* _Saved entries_

══════════════════════════════

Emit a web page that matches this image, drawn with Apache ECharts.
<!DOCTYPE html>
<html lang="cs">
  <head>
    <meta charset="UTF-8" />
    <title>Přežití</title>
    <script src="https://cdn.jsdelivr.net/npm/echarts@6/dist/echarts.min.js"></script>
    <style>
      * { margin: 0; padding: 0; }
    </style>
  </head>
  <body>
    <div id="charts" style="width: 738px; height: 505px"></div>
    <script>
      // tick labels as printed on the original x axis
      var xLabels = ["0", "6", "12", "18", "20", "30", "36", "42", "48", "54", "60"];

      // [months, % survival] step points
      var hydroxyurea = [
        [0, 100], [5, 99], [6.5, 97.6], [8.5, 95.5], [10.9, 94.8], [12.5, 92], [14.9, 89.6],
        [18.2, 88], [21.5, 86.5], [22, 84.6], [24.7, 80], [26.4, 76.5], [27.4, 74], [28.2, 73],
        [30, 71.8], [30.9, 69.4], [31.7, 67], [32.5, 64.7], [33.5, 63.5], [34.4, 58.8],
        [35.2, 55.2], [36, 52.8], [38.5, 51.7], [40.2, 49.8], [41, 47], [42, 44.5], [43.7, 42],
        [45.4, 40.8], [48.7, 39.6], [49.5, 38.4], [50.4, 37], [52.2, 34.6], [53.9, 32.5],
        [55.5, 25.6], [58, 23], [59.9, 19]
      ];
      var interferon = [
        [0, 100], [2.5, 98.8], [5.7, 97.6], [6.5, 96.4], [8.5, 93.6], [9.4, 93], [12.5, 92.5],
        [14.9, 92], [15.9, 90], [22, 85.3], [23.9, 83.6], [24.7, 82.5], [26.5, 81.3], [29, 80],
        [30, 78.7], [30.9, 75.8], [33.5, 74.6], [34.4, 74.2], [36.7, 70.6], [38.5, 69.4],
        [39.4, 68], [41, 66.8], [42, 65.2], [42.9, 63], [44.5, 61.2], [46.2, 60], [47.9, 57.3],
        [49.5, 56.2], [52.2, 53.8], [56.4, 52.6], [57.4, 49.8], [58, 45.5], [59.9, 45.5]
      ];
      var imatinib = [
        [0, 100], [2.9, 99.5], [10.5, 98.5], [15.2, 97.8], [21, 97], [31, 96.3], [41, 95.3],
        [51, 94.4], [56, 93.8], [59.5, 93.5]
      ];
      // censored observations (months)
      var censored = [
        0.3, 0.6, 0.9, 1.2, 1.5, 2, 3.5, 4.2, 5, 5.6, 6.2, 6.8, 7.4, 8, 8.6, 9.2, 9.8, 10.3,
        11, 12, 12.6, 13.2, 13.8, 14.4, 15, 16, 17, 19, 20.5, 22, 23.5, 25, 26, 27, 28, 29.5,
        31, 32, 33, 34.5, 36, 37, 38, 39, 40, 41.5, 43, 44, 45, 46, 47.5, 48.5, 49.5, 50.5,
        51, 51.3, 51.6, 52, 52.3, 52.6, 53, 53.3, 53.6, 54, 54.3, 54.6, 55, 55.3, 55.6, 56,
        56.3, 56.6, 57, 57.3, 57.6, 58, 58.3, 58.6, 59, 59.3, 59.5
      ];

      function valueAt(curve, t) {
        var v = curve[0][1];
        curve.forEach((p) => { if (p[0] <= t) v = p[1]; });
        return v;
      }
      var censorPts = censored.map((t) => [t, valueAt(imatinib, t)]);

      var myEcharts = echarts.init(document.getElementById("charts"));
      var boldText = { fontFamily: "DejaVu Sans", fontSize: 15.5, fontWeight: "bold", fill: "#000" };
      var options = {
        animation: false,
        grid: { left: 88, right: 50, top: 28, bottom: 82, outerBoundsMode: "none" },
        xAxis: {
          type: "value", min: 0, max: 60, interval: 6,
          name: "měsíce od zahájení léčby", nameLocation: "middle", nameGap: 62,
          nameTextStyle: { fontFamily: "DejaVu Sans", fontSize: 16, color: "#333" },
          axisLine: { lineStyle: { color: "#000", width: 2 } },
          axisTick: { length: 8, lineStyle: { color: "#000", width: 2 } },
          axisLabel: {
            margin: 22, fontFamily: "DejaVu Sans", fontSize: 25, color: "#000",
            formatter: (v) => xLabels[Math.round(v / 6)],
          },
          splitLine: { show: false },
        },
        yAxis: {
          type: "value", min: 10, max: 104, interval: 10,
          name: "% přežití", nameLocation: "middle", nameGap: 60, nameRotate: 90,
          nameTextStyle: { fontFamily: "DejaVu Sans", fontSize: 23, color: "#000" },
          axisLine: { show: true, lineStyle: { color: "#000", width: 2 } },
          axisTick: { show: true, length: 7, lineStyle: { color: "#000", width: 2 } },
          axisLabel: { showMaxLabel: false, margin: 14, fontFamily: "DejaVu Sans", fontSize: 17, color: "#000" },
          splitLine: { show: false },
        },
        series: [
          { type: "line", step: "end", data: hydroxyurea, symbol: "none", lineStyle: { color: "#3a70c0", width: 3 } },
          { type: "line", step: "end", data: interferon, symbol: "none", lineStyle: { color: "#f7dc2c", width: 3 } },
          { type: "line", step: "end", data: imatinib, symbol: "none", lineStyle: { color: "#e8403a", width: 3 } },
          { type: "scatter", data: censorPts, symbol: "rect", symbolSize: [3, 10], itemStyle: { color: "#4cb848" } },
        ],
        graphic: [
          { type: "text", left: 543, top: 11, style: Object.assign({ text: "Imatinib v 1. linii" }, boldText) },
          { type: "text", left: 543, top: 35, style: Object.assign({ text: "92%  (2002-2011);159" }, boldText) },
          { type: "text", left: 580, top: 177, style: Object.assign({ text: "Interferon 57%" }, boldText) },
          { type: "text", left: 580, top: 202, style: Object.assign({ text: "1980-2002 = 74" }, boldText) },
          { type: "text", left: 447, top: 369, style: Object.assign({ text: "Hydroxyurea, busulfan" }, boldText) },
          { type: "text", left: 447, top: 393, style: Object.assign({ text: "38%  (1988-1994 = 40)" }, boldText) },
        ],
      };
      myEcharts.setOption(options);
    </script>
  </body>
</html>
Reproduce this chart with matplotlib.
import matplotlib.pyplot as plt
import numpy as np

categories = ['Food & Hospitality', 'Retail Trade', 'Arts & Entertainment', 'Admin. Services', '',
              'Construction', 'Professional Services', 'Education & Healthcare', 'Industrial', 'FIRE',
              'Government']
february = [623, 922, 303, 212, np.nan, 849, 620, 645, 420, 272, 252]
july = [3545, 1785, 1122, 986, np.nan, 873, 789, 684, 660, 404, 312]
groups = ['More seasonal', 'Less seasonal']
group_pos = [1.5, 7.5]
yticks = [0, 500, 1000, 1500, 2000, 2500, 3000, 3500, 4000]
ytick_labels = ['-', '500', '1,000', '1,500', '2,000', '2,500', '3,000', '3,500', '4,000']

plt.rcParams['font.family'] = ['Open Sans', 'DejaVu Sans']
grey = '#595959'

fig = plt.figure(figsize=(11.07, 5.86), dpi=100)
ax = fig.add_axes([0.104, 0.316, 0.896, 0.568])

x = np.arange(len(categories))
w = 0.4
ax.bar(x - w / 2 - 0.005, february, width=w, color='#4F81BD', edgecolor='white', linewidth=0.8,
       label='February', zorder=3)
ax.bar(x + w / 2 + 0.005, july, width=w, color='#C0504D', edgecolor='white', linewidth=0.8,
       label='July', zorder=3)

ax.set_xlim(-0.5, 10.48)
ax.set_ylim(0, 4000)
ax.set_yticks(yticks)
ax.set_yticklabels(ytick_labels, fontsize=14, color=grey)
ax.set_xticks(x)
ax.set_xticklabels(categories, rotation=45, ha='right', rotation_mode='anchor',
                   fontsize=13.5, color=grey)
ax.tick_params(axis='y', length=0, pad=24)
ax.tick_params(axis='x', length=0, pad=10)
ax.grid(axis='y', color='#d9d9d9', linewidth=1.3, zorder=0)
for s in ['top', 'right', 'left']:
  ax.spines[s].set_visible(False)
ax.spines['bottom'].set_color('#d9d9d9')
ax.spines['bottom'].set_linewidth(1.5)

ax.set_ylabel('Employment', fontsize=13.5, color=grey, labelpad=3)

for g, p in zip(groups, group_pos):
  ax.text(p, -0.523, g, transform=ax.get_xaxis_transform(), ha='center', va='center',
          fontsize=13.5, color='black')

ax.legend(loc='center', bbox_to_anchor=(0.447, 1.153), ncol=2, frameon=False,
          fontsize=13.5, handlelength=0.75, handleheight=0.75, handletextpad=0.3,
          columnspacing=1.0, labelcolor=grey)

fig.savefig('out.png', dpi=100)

══════════════════════════════

* _The task_
Choose all lines containing the string "matplotlib" and copy them out.

* _Problem solution_
Reproduce this chart with matplotlib.
import matplotlib.pyplot as plt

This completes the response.